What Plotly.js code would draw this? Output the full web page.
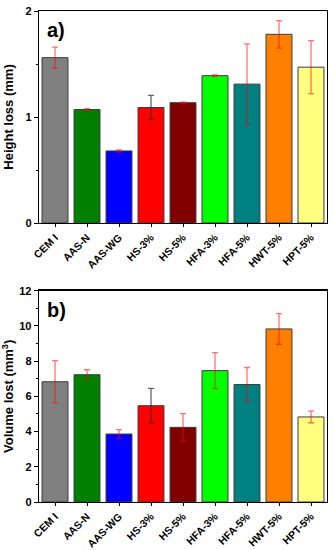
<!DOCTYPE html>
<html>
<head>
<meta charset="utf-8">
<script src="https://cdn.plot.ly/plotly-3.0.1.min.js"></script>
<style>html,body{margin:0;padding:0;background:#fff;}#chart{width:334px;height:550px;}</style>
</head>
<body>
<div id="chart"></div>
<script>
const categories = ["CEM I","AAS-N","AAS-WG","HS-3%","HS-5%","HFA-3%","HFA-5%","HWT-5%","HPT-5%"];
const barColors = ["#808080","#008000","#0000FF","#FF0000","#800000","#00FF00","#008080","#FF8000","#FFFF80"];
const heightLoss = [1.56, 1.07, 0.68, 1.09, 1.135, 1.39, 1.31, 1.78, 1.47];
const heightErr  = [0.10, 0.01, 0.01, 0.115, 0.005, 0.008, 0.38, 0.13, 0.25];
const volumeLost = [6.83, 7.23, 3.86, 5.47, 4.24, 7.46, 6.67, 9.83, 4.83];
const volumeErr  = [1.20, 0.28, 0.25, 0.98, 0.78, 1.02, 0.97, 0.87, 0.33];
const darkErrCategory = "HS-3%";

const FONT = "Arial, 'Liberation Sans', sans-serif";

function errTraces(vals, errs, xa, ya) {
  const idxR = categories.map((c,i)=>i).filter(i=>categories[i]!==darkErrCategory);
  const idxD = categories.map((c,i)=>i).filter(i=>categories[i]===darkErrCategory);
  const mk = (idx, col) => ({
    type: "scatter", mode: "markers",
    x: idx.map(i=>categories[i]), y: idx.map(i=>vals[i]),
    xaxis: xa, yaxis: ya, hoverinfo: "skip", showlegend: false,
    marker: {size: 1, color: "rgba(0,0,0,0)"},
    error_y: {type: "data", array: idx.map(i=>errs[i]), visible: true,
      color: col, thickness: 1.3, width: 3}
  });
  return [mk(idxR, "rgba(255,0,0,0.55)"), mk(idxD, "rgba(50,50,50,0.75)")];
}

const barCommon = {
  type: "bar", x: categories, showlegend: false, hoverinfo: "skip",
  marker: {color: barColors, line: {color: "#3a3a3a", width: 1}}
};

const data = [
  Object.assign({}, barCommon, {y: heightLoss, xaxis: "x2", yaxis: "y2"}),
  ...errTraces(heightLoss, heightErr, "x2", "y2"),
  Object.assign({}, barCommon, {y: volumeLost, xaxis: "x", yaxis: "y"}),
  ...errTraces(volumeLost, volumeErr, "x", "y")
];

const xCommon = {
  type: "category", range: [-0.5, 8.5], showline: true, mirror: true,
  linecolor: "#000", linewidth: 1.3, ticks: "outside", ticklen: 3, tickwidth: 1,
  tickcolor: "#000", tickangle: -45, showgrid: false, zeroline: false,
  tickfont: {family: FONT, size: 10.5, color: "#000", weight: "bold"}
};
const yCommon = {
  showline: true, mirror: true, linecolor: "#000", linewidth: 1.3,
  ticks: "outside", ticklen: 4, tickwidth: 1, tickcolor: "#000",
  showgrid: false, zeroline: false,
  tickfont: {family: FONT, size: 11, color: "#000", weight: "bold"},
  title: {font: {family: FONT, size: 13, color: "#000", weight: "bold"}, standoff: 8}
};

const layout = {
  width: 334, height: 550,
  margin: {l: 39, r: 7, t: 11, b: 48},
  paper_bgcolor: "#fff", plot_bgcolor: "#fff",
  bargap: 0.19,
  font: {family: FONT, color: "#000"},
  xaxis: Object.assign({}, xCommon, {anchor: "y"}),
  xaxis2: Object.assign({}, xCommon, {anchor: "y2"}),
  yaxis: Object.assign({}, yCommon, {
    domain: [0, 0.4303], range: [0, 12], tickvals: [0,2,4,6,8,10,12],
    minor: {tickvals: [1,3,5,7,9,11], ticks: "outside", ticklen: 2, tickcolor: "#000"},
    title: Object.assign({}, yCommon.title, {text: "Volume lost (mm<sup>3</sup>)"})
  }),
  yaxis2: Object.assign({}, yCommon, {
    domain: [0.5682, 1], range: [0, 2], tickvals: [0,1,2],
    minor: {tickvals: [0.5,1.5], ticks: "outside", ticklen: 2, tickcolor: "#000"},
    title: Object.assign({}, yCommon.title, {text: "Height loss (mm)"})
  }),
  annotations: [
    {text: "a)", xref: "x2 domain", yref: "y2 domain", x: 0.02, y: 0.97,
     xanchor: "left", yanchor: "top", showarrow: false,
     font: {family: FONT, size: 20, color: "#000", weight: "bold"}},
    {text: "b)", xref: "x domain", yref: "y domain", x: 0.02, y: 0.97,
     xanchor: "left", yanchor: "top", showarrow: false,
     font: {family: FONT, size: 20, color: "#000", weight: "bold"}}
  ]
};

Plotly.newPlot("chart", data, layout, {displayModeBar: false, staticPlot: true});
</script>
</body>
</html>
---
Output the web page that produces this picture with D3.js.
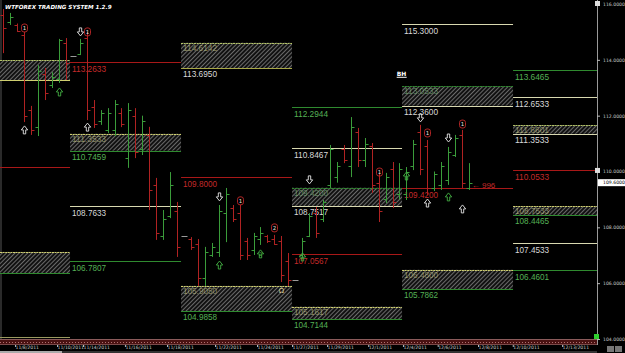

DIRECTION - From the records above, pick out and copy each line holding the word "page".

CORRECT RESPONSE -
What Plotly.js code would draw this? Output the full web page.
Output the web page that produces this picture with D3.js.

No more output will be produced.